Discursive reason plays a central role between sense and intellect.
- Reason enables the application of order and structure to
sensible experience. Comparably the painting's balanced structure
of the horizontals and verticals bring order to the painting.
- The two shelves of the table which form the dominant horizontals
in the painting serve to contrast the terrestrial realm with
the objects on the lower shelf
including a terrestrial globe
to the celestial realm with the astronomical instruments on the
upper shelf including a celestial
globe.
- The two men who form the dominant verticals in the painting
link the terrestrial and celestial realms which recalls the unique
position of man in Renaissance conceptions of creation.
- The men also offer a contrast between the active figure of
Dinteville who holds his attribute of the dagger
on which is inscribed his age to the contemplative figure of
de Selve who rests his arm on a book
on which is inscribed his age.
- The objects on the lower
and upper shelves of the table
can be related to the Quadrivium, the four mathematical sciences
of the Seven Liberal Arts: arithmetic, geometry, music, and astronomy.
But this is not the traditional Quadrivium of the Medieval university,
but the Quadrivium of the new learning
based on direct experience and with practical applications.
- In using the Quadrivium to study
the world, humans show their likeness to God. For in the creation
of the world God ordered things in "measure,
and number, and weight." Thus in the application of
the Quadrivium to the study of the worlds, humans recreate God's
creation in human thought. In The Ambassadors, the books
and instruments are "the rational entities and artificial
forms" of the human conceptual world created in the likeness
of the world of "real entities and natural forms" that
are the products of God's creation.
The results of human reason, while
gaining positive knowledge, are necessarily limited
and lack precision since they are based on finite senses and
reason.
- The understanding of the essential limitation of human thought
helps to explain several details in the painting:
- The different faces of the polyhedral
sundial on the upper shelf are not consistent.
- The lute on the lower shelf has
a broken string.
- Most significantly the anamorphic
skull in the foreground assertively calls to our attention
human transience.
- Renaissance political theory asserts that the fundamental
purpose of government is to maintain good order, harmony, and
peace, the universal patterns that were believed to underly the
structure of the macrocosm. Human finiteness makes this an unattainable
goal.
- The broken lute string recalls
the same motif in Alciati's
Emblematum Liber. There the broken string is
likened to the difficulty in achieving true harmony in political
alliances.
- The Lutheran Hymnbook has the obvious reference to the religious
discords of the period.
- The Ambassadors should
be seen against the backdrop of the political
and religious discords that were dividing Europe during this
period.
To transcend the limitations of
human reason, one needs to aspire to visio
intellectualis , or intellectual vision. As stated by
Nicholas of Cusa, "[T]his unintelligible reality is encountered
by the loftiest intellect --freed from all images-- when all things
have been transcended."
- Nicholas of Cusa's central concept of the coincidence of
opposites, that in God all oppositions are reconciled, is very
useful in viewing The Ambassadors. The paintings balanced
oppositions of active/contemplative and celestial/terrestrial
are the results of the application of discursive reason to the
world. In God all these oppositions are reconciled.

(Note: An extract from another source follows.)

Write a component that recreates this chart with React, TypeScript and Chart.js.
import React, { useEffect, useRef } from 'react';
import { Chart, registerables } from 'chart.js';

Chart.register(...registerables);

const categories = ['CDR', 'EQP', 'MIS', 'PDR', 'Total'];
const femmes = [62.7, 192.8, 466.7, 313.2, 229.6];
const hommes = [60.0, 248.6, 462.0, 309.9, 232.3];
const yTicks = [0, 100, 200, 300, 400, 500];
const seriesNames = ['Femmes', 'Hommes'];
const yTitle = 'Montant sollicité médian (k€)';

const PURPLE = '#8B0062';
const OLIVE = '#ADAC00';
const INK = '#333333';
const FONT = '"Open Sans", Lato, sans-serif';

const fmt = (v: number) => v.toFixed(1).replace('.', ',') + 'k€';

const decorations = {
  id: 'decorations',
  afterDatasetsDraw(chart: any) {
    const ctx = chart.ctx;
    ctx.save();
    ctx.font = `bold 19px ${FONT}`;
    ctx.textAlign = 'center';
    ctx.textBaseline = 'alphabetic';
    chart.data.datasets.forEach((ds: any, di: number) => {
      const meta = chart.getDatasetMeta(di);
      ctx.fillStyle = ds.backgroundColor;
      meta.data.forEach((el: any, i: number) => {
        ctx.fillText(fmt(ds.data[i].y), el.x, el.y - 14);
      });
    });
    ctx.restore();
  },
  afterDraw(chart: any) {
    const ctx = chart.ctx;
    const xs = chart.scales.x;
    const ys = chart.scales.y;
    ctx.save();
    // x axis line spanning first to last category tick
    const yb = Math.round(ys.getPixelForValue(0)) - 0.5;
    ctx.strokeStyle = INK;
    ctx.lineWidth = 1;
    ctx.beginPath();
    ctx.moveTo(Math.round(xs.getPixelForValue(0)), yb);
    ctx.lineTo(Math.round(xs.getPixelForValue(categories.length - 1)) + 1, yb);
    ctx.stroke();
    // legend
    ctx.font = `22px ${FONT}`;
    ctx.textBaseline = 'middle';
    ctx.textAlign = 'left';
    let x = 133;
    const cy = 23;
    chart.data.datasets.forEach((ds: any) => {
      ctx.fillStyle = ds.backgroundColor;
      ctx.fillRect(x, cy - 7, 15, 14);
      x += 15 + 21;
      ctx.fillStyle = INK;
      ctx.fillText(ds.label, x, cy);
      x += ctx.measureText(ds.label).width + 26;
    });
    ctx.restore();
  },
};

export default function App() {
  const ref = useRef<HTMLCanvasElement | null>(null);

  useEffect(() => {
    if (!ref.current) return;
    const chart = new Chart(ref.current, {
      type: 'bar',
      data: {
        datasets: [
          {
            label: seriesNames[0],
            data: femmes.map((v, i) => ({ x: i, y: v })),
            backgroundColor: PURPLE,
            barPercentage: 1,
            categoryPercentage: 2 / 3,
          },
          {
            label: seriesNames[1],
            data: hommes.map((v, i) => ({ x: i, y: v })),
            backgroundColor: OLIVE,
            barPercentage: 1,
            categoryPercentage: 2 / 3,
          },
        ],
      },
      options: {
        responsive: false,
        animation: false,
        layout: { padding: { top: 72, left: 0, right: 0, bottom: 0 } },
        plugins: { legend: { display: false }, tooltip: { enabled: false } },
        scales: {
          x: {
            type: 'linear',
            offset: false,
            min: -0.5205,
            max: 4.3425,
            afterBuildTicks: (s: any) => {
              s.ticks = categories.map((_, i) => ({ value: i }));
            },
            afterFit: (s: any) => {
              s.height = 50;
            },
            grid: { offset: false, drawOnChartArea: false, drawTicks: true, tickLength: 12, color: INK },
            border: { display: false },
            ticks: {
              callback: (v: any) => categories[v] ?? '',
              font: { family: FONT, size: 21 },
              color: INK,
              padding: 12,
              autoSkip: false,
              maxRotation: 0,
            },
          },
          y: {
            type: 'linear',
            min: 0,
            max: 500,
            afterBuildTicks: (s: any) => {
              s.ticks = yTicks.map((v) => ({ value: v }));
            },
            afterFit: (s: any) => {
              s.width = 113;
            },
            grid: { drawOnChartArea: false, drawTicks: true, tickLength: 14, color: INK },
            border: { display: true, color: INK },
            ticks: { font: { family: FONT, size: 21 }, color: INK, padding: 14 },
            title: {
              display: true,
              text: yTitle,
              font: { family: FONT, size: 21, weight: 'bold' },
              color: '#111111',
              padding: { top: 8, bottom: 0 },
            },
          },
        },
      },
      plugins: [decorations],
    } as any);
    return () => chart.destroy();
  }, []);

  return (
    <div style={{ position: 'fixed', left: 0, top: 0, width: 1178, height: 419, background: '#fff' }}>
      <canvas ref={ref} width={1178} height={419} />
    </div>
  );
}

- Contemplating the skull brings us self-knowledge of our own
limitations. Significantly Dinteville has a brooch with a representation
of a skull on his cap.
- Visio intellectualis is unattainable through human
effort. It is a gift given through faith
in Jesus and Christ's Passion.
- This idea is suggested in the painting by several details:
- Most directly in the half-hidden
crucifix in the upper-left corner of the painting. The choice
of the half-hidden representation suggests the unique nature
of Christ in his two natures. In George de Selve's own words
Christ in His humanity is "visible, passible, [et] mortel,"
while in his divinity he is "invisible, impassible, immortel,
et egal a Dieu son pere."
- Christ's Redemption of humankind through His Passion is also
alluded to by the cylindrical sundial that is significantly set
for April 11 which was Good Friday in 1533.

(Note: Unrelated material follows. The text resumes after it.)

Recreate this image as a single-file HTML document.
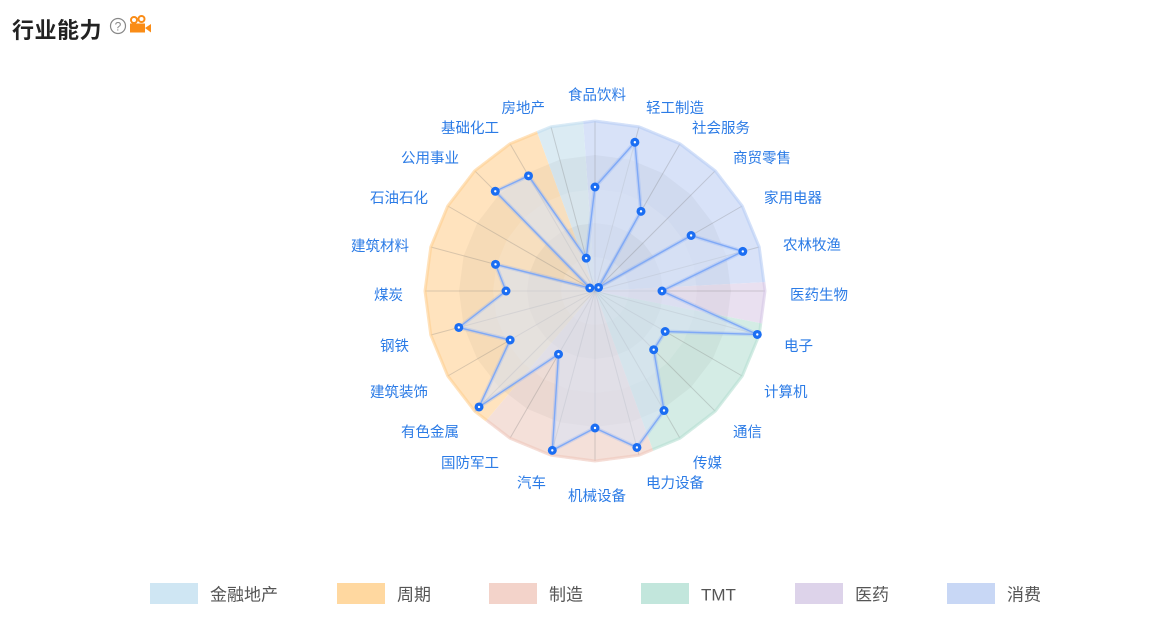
<!DOCTYPE html>
<html><head><meta charset="utf-8">
<style>
html,body{margin:0;padding:0;background:#fff;}
body{width:1156px;height:620px;overflow:hidden;position:relative;font-family:"Liberation Sans","Noto Sans CJK SC",sans-serif;}
.title{position:absolute;left:12px;top:13px;font-size:22px;color:#222;font-weight:600;letter-spacing:0.5px;}
</style></head><body>
<div class="title">行业能力</div>
<svg id="s" width="1156" height="620" style="position:absolute;left:0;top:0" xmlns="http://www.w3.org/2000/svg">
<circle cx="118" cy="26" r="7.5" fill="none" stroke="#888" stroke-width="1.2"/>
<text x="118" y="30.5" font-size="12" fill="#888" text-anchor="middle" font-family="Liberation Sans">?</text>
<circle cx="134" cy="20" r="3" fill="none" stroke="#fa8c16" stroke-width="2"/>
<circle cx="141.5" cy="19" r="3" fill="none" stroke="#fa8c16" stroke-width="2"/>
<rect x="130" y="23.5" width="15" height="9" fill="#fa8c16"/>
<polygon points="145,28 151,24 151,32.5" fill="#fa8c16"/>
</svg>
<script>
var s=document.getElementById('s'),NS='http://www.w3.org/2000/svg';
var cx=595,cy=291,R=170;
function P(a,r){var t=a*Math.PI/180;return [cx+r*Math.sin(t),cy-r*Math.cos(t)];}
function el(n,at,txt){var e=document.createElementNS(NS,n);for(var k in at)e.setAttribute(k,at[k]);if(txt)e.textContent=txt;s.appendChild(e);return e;}
var defs=el('defs',{});
var cp=document.createElementNS(NS,'clipPath');cp.setAttribute('id','c');
var op=[];for(var i=0;i<24;i++){op.push(P(i*15,R).join(','));}
var pg=document.createElementNS(NS,'polygon');pg.setAttribute('points',op.join(' '));cp.appendChild(pg);defs.appendChild(cp);
var g=el('g',{'clip-path':'url(#c)'});
function wedge(a1,a2,fill){var pts=[cx+','+cy];for(var a=a1;a<=a2;a+=1)pts.push(P(a,R+30).join(','));pts.push(P(a2,R+30).join(','));
var e=document.createElementNS(NS,'polygon');e.setAttribute('points',pts.join(' '));e.setAttribute('fill',fill);g.appendChild(e);}
wedge(-4,87,'#d3dff8');
wedge(87,101,'#e6dcee');
wedge(101,160,'#cfeae2');
wedge(160,220,'#f3dcd4');
wedge(220,340,'#ffe0b5');
wedge(340,356,'#d6e9f2');
for(var k=5;k>=1;k--){var pts=[];for(var i=0;i<24;i++)pts.push(P(i*15,R*k/5).join(','));
var e=document.createElementNS(NS,'polygon');e.setAttribute('points',pts.join(' '));e.setAttribute('fill',(k%2==0)?'rgba(0,0,0,0.035)':'rgba(255,255,255,0.12)');g.appendChild(e);}
function ostroke(a1,a2,c){var p=[];for(var a=a1;a<=a2;a+=0.5){
var i=Math.floor(a/15),f=(a-i*15)/15;var A=P(i*15,R),B=P(i*15+15,R);p.push((A[0]+(B[0]-A[0])*f)+','+(A[1]+(B[1]-A[1])*f));}
el('polyline',{points:p.join(' '),fill:'none',stroke:c,'stroke-width':3,'stroke-opacity':0.6});}
for(var i=0;i<24;i++){var q=P(i*15,R);el('line',{x1:cx,y1:cy,x2:q[0],y2:q[1],stroke:'rgba(120,120,120,0.28)','stroke-width':1});}
ostroke(356,360,'#b8cdf5');ostroke(0,87,'#b8cdf5');ostroke(87,101,'#d6c6e6');ostroke(101,160,'#b5e0d2');ostroke(160,220,'#efc7ba');ostroke(220,340,'#ffcf8f');ostroke(340,356,'#c2def0');
var v=[104,154,92,5,111,153,67,168,81,83,138,162,137,165,73,164,98,141,89,103,6,141,133,34];
var dp=[];for(var i=0;i<24;i++)dp.push(P(i*15,v[i]).join(','));
el('polygon',{points:dp.join(' '),fill:'rgba(215,225,245,0.55)',stroke:'rgba(120,165,250,0.25)','stroke-width':4});
el('polygon',{points:dp.join(' '),fill:'none',stroke:'#7fa9f6','stroke-width':1.4});
for(var i=0;i<24;i++){var q=P(i*15,v[i]);el('circle',{cx:q[0],cy:q[1],r:4.5,fill:'#1b6ef3'});el('circle',{cx:q[0],cy:q[1],r:1.2,fill:'#fff'});}
var L=[['食品饮料','middle',597,95],['轻工制造','start',646,108],['社会服务','start',692,128],['商贸零售','start',733,158],['家用电器','start',764,198],['农林牧渔','start',783,245],['医药生物','start',790,295],['电子','start',784,346],['计算机','start',764,392],['通信','start',733,432],['传媒','start',693,463],['电力设备','start',646,483],['机械设备','middle',597,496],['汽车','end',546,483],['国防军工','end',499,463],['有色金属','end',459,432],['建筑装饰','end',428,392],['钢铁','end',409,346],['煤炭','end',403,295],['建筑材料','end',409,246],['石油石化','end',428,198],['公用事业','end',459,158],['基础化工','end',499,128],['房地产','end',545,108]];
L.forEach(function(l){el('text',{x:l[2],y:l[3]+5,'text-anchor':l[1],'font-size':14.5,fill:'#2b7be6'},l[0]);});
var G=[['金融地产',150,'#cfe6f3'],['周期',337,'#ffd8a0'],['制造',489,'#f3d3ca'],['TMT',641,'#c2e6dc'],['医药',795,'#ddd3ea'],['消费',947,'#c8d7f5']];
G.forEach(function(x){el('rect',{x:x[1],y:583,width:48,height:21,fill:x[2]});el('text',{x:x[1]+60,y:600.5,'font-size':17,fill:'#555'},x[0]);});
</script>
</body></html>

- The appearance of both a skull and a crucifix in The Ambassadors
recalls images of St. Jerome
in His Study. Jerome was a clear model for the Christian
humanist in the tradition of Erasmus.
- Another allusion can be seen
in the Lutheran Hymnbook on the lower shelf. The two texts shown
in the painting are probably a reference to the Lutheran theme
of the contrast between the Law and the Gospel or Grace.
- Divine Wisdom, true peace, and Justification are only possible
through Christ. This a central theme in the writings of George
de Selve:
- In an oration
apparently prepared for the Diet of Speyer in 1529, de Selve
called for the opposing factions in the conflict between the
Catholic Chruch and the Reformers to "vanquish themselves
in the mirror of Jesus Christ" and come together in the
mystical body of Christ.
- In a discourse
addressed to the Emperor and the French King de Selve called
for a spiritual peace where all are reunited in the body of Christ.
- In another
text, he warned the courtier not to simply serve the master's
appetites but to understand that true peace and security can
only be gained by serving the true master, Jesus Christ.

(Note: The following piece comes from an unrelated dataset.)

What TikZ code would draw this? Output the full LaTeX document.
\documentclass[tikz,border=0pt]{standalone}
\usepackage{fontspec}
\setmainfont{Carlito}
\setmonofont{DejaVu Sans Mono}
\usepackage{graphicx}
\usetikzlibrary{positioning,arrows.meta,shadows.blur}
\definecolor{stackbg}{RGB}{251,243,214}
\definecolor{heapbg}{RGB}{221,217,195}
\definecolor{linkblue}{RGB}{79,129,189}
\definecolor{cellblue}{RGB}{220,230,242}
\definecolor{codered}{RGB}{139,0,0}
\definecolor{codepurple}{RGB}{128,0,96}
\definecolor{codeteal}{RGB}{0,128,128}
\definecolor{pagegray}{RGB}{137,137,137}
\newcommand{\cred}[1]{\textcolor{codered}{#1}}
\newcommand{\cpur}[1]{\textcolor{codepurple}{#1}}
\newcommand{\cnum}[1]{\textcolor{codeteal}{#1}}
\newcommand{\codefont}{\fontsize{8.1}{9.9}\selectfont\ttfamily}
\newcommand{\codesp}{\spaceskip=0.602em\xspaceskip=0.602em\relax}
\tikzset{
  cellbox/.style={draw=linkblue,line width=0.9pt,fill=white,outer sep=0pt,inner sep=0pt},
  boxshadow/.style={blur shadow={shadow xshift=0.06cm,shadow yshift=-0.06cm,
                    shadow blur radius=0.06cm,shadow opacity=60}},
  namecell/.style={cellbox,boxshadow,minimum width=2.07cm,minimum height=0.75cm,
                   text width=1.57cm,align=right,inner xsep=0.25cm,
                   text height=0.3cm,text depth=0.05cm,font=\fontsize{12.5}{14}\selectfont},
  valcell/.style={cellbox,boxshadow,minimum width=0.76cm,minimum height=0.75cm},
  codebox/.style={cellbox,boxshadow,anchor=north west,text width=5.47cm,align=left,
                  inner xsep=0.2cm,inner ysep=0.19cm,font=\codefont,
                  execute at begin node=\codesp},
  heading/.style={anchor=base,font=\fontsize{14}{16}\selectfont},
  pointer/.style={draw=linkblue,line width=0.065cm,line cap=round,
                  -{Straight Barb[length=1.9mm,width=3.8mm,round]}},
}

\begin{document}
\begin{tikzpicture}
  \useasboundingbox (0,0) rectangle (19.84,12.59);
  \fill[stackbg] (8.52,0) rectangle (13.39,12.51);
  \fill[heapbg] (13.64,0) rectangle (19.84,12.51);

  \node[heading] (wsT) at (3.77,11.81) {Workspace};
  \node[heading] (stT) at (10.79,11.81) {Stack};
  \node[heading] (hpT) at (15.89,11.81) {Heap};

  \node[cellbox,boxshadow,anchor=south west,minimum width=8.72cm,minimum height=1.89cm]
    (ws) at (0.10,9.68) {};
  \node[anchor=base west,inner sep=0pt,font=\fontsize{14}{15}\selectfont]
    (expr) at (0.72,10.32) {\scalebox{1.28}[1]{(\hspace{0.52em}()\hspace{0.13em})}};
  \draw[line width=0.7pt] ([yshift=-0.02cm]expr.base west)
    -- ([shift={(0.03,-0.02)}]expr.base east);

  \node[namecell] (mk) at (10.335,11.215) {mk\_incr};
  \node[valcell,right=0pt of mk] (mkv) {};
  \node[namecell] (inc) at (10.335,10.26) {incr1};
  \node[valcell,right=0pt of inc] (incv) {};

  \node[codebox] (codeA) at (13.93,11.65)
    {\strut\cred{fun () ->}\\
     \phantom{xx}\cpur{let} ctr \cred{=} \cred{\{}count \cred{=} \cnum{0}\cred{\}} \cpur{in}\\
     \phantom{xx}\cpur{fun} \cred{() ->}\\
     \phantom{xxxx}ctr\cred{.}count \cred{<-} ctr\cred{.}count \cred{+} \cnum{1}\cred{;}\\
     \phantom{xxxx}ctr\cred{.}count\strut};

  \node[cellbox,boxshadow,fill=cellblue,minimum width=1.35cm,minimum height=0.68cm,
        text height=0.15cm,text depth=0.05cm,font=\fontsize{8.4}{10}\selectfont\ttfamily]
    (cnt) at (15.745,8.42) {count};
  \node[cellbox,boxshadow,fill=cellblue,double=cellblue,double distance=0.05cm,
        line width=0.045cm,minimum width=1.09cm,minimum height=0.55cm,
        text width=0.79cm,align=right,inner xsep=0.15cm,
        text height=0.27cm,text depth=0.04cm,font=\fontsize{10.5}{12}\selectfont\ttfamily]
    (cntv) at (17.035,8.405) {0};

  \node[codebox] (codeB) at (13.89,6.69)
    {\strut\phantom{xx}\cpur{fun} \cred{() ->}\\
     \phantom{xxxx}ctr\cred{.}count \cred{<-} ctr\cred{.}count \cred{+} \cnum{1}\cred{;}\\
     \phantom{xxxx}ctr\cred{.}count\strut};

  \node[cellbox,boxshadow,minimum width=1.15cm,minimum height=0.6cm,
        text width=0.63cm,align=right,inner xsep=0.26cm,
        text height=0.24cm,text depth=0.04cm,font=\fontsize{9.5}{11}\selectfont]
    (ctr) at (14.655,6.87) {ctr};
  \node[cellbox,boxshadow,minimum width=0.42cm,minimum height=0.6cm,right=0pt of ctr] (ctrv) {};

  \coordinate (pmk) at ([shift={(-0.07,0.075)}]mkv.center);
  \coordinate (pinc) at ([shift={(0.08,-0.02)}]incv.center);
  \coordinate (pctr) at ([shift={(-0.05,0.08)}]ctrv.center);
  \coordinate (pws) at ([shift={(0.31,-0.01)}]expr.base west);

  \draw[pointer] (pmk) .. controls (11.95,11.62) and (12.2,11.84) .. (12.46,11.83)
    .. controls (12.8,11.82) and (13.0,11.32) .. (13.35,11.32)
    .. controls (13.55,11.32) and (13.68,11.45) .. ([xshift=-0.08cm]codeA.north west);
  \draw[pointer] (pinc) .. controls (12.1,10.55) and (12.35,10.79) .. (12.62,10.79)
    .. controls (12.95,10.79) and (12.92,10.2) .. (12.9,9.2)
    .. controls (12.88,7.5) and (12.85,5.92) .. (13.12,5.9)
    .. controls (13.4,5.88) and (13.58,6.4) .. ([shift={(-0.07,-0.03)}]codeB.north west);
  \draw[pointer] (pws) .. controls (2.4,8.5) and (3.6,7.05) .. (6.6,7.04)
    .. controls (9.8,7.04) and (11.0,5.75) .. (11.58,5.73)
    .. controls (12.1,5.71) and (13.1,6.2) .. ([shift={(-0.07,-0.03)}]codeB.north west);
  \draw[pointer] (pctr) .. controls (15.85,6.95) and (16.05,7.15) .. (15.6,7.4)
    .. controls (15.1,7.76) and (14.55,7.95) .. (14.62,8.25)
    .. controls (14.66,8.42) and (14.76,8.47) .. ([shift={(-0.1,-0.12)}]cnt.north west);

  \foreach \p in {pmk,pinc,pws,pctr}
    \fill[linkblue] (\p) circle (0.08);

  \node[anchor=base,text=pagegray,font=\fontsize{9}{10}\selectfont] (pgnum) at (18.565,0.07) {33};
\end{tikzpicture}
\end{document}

- The unity of the world in belief in Jesus Christ is echoed
in the excerpt from the hymn Veni
sancte Spiritus included in the Lutheran Hymnbook.
Conclusion:
For all its attention to materiality and rational structure, the
true subject matter of The Ambassadors is what is unrepresentable
and unknowable --God. What is represented is a network of signs
that leads us to this true reality hidden in the world of appearances.
- The Ambassadors can be likened to the Silenus of Alcibiades
in Erasmus' Adages:
- "What is most excellent in any way is always the least
showy...."
- "...under these veils, great heaven what wonderful wisdom
lies hidden."
- "If you crack the nut, you find inside that profound
wisdom, truly divine, a touch of something which is clearly like
Christ Himself."
- In his The Praise of Folly, Erasmus writes: "...what
at first sight seems to be death, if you view it narrowly may
prove to be life; and so the contrary."
- The painting asks us to see invisibly the invisible truth
which is hidden behind the surface of appearances.